Unlike football, soccer or other square-field sports played on surfaces that are identical in shape, size and proportion, baseball is played in domains that are unique to — and reflective of — each city.  The stadiums are characters in the drama as much as any player or manager.  Would a Boston Red Sox appearance in the postseason mean as much without the Green Monster, or would teams fear playing the New York Yankees in Tropicana Field in Tampa*, instead of the monument-rich shrine of Yankee Stadium?  No way!  Baseball parks are special place, and you need only sit with the Bleacher Bums in right field at Wrigley Field to understand.  (* - Next year, it will likely be some other name, and you can't keep track anymore).

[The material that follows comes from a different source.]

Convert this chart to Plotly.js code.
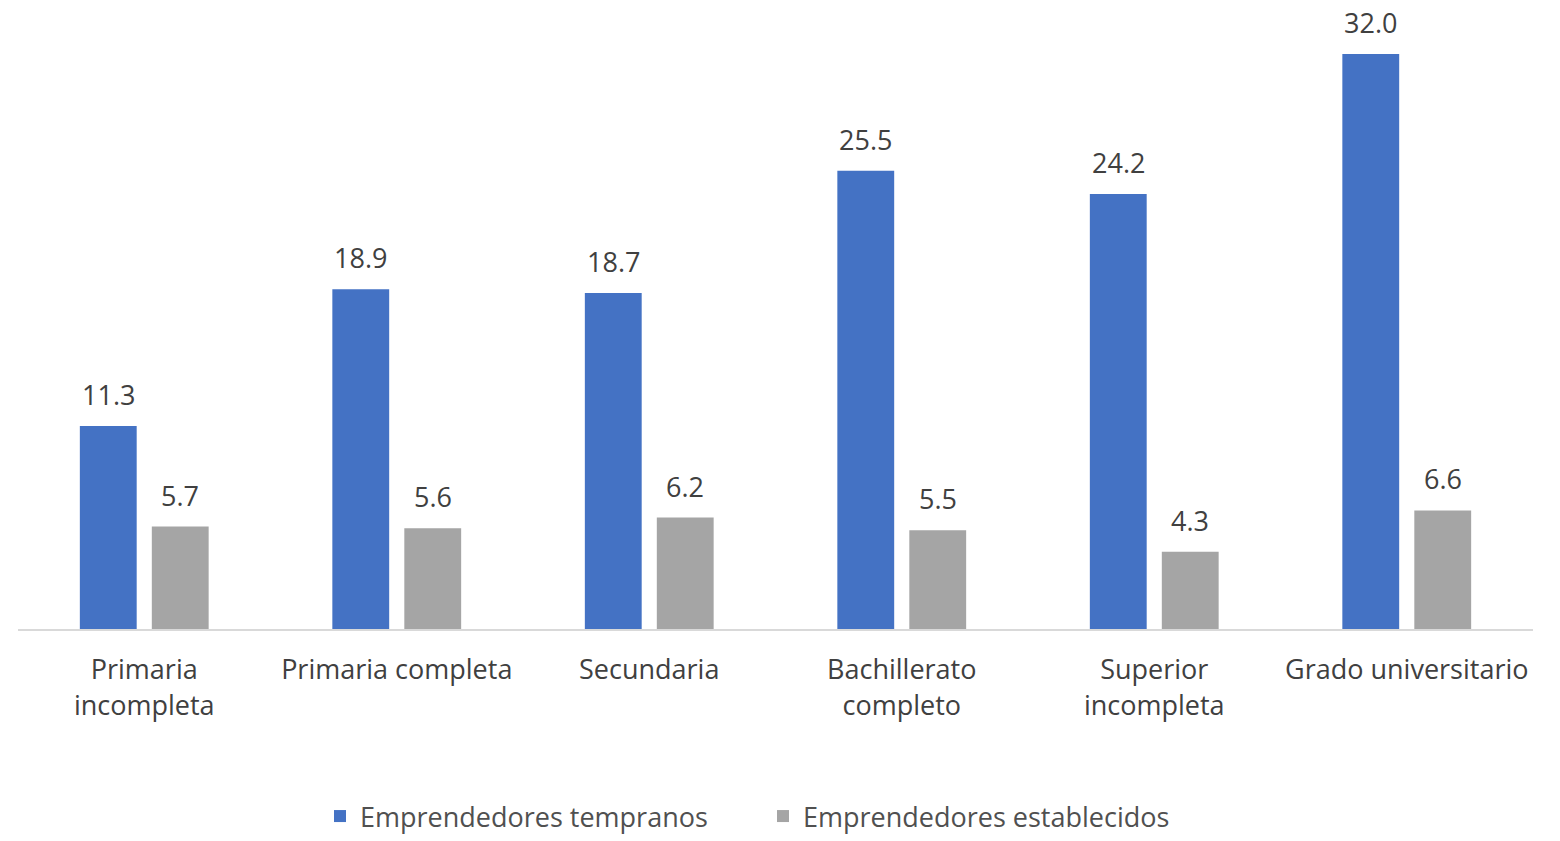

Baseball cast its lot more than a century ago with the working man.  It is a game for the masses to root, root, root for the home team.  Fans in each city develop their own identity around their teams.  Whether it's the "we are family" Pirates' fans of the '70s, or the rally monkey of the California/Anaheim/Disleyland Angels of a few years back or the insolent Phillies' fan booing the Chevy Camaro awarded to MVP Cole Hamels.  The hometown fans are as much a part of the World Series as anyone, and to rip the games from their grasp and play in a sterile corporate-ticket environment, like a Super Bowl, is as seditious an idea to the nature of professional baseball as any idea ever presented.

And let's mention the business aspect.  Not only are the home clubs rewarded with a Series appearance and ancillary World Series merchandise sales and added season ticket revenues for the following years, but local hotels, restaurants and merchants become a part of the fabric of the team, and reap some benefit with out of town guests.  It's big money to host a championship event.  

The problem is that MLB and COmmissioner Bud Selig are way out in left field. 162 games.  They start in April, where northern cities face snow delays and frigis temperatures that the players need to endure.  The season stretches into October and the postseason damn near into November.  The season is too long.

It never used to be, before the Players' Union forbade weekend doubleheaders.  Fans were treated to a occasional chances to see two games, while players had a less frantic schedule during the season and didn't need arctic gear to suit up for the World Series.  If you can't compress the season with Sunday doubleheaders, then shorten the season back to 154 games and start the playoffs a week earlier.

The games start too late. Blame the TV execs. For years, baseball survived playing day games.  I remember the nuns wheeling the black-and-white TV into the classroom so that we could watch the Cardninals and Red Sox in '67, which helped foster my passion for the game.  There is nothing wrong with starting a game at 7 p.m. so that kids and working people can actually stay awake through the end.

Start the games on time.  An 8:05 game becomes an 8:30 first pitch when you add all the pre-game made-for-TV garbage.  Start the pre-game stuff a half-hour early, but call "Play Ball" when you say you are going to.  In case you were wondering, they do this so they can sell more TV commercials.  

Finally, get some new marketing execs who can negotiate a network TV contract for the playoffs.  This pay-cable TBS crap diminishes the stature of the game, making it inaccessible to many.  It was laughable that in the 6th game of the Boston-Tampa series that viewers were subjected to re-runs of the Steve Harvey Show because they could not provide a signal.  Can baseball find any more ways to kill interest?